** What the task asks **
Only the lines from the start of the data through the line containing "const zip = (xs: number[], ys: number[])" should be written out, exactly as they are, with both ends included and the pictures left out.

** Information shown **
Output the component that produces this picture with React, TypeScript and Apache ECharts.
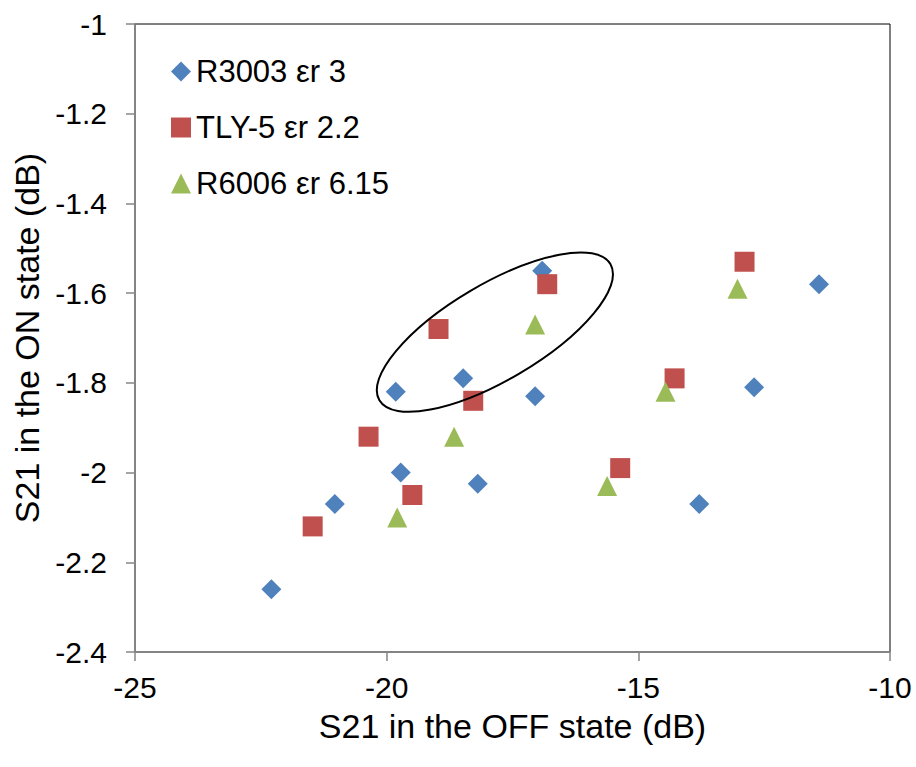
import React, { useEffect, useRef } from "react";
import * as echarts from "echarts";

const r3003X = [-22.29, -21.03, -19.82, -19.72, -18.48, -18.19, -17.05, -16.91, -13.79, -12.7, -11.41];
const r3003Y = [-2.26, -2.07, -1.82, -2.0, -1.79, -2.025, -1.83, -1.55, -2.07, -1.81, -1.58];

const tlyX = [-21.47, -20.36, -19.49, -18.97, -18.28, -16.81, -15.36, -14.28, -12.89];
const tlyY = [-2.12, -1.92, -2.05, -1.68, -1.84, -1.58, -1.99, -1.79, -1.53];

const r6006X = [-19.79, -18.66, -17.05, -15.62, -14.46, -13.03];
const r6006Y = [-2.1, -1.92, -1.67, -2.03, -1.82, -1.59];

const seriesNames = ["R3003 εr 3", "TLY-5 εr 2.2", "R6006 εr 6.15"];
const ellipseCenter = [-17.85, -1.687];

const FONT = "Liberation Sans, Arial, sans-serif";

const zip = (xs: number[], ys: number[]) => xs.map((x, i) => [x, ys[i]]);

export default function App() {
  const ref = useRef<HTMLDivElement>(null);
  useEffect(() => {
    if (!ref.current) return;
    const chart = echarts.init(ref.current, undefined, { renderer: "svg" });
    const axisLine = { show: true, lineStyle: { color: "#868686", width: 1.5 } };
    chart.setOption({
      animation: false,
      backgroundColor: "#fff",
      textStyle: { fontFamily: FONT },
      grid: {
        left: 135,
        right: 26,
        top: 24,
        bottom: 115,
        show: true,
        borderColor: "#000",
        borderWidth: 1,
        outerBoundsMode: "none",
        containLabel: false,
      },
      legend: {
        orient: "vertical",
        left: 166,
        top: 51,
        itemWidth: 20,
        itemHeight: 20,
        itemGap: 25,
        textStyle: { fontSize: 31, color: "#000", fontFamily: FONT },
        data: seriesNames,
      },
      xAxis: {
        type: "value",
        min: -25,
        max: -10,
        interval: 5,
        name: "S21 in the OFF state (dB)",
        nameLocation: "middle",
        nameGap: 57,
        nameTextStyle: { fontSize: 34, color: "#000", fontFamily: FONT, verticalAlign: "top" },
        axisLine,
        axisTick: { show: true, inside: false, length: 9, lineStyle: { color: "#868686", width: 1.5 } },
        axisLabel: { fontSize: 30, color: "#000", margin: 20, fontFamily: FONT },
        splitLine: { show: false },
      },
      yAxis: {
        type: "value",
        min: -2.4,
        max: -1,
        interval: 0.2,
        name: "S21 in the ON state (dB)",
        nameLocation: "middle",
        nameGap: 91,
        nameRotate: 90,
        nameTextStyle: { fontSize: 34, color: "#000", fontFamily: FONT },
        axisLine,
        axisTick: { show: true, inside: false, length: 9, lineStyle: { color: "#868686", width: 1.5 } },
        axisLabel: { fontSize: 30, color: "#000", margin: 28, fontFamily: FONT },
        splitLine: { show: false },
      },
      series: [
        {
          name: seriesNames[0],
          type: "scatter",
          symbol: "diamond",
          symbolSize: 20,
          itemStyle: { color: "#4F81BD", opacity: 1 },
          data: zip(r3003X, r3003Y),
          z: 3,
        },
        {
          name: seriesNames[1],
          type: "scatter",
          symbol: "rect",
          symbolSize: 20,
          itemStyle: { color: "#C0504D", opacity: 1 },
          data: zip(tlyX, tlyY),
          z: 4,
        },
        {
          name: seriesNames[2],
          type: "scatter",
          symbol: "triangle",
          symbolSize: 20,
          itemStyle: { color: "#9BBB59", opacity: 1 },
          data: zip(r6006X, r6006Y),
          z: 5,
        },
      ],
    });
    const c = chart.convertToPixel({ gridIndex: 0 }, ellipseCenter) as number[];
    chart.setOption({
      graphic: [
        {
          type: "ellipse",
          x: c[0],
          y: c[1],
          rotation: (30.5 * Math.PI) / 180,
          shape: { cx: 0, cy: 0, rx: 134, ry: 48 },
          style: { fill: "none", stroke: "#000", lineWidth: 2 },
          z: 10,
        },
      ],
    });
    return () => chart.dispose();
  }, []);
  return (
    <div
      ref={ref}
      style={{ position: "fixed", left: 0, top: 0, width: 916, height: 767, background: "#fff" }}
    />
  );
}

** Result of the exercise **
Output the component that produces this picture with React, TypeScript and Apache ECharts.
import React, { useEffect, useRef } from "react";
import * as echarts from "echarts";

const r3003X = [-22.29, -21.03, -19.82, -19.72, -18.48, -18.19, -17.05, -16.91, -13.79, -12.7, -11.41];
const r3003Y = [-2.26, -2.07, -1.82, -2.0, -1.79, -2.025, -1.83, -1.55, -2.07, -1.81, -1.58];

const tlyX = [-21.47, -20.36, -19.49, -18.97, -18.28, -16.81, -15.36, -14.28, -12.89];
const tlyY = [-2.12, -1.92, -2.05, -1.68, -1.84, -1.58, -1.99, -1.79, -1.53];

const r6006X = [-19.79, -18.66, -17.05, -15.62, -14.46, -13.03];
const r6006Y = [-2.1, -1.92, -1.67, -2.03, -1.82, -1.59];

const seriesNames = ["R3003 εr 3", "TLY-5 εr 2.2", "R6006 εr 6.15"];
const ellipseCenter = [-17.85, -1.687];

const FONT = "Liberation Sans, Arial, sans-serif";

const zip = (xs: number[], ys: number[]) => xs.map((x, i) => [x, ys[i]]);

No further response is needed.